The Southwest Louisiana Forestry Forum, an educational program of the LSU AgCenter, will be coming up soon. It will be on Saturday, March 17, at the Southern Forest Heritage Museum, Longleaf, LA. It is also the Annual Meeting of the SW LA Forestry Association.
I asked Mr. George Giltner, a Tree Farmer and past President, Beauregard Forestry Association, to share his comments about the benefits of attending Forestry Forums. Here are his thoughts:
This is the time of year to get updates, make new contacts, and to review management plans with the assistance of forest forums throughout the state. These meetings provide experts from the LSU AgCenter and other agencies to help deal with everything from estate planning to prescribed thinnings to maximize forest health and yield of our timber products. While we are in the information age with computers and online information, human to human communication is by far the best means of disseminating forest information.
Our Tree Farm has benefited over the years with professional advice from forest specialists. Dad first experimented with Timber Stand Improvement with a garden tractor modified to power a heavy drill that he used to inject herbicide. That did not work as the cull trees simply continued to grow with dead holes in the trunk. After attending one of the first available forestry meetings, he learned about girdling to destroy the cambium layer for hardwood control. Then we were off deadening hardwoods every weekend to improve our pine stands. From that time on, we made every effort to keep up with the educational information at forestry seminars. Probably the most significant seminars were on marketing timber for final rotation sales. We doubled our expected returns by using sealed bids and the services of foresters for sales. Estate planning seminars also had a profound effect on our ability to send the kids to college and to retain capital in the Tree Farm after Dad passed.

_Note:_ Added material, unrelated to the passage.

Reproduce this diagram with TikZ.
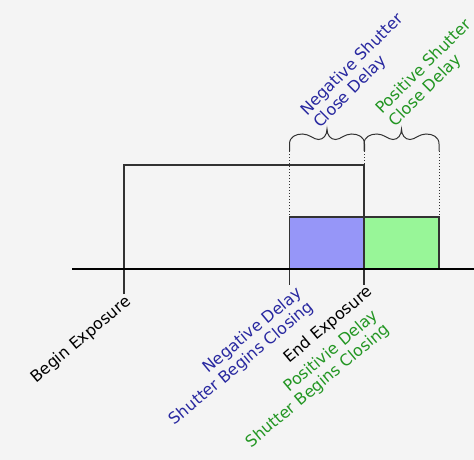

Last year after hearing emphasis on fire protection, budget cuts affecting response times of fire fighters, and the need for continued management in a down market, we took our forester’s advice for a thinning on our home 80 acres. Most of our fire lanes are now 20 to 25 feet wide, yaupon and other flammable brush has been reduced to ground level, and crowded pine beetle Ips infected areas have removed or opened up for healthy forest growth.
Forestry forums have always been a catalyst for action. The emphasis of subject matter that they bring forward, a better way to manage forests, and just the private discussions and interactions at meetings with professionals, lead to making the family forest more profitable and viable. Plan on attending one or more!
Attitude of gratitude: Thank you, George for your comments.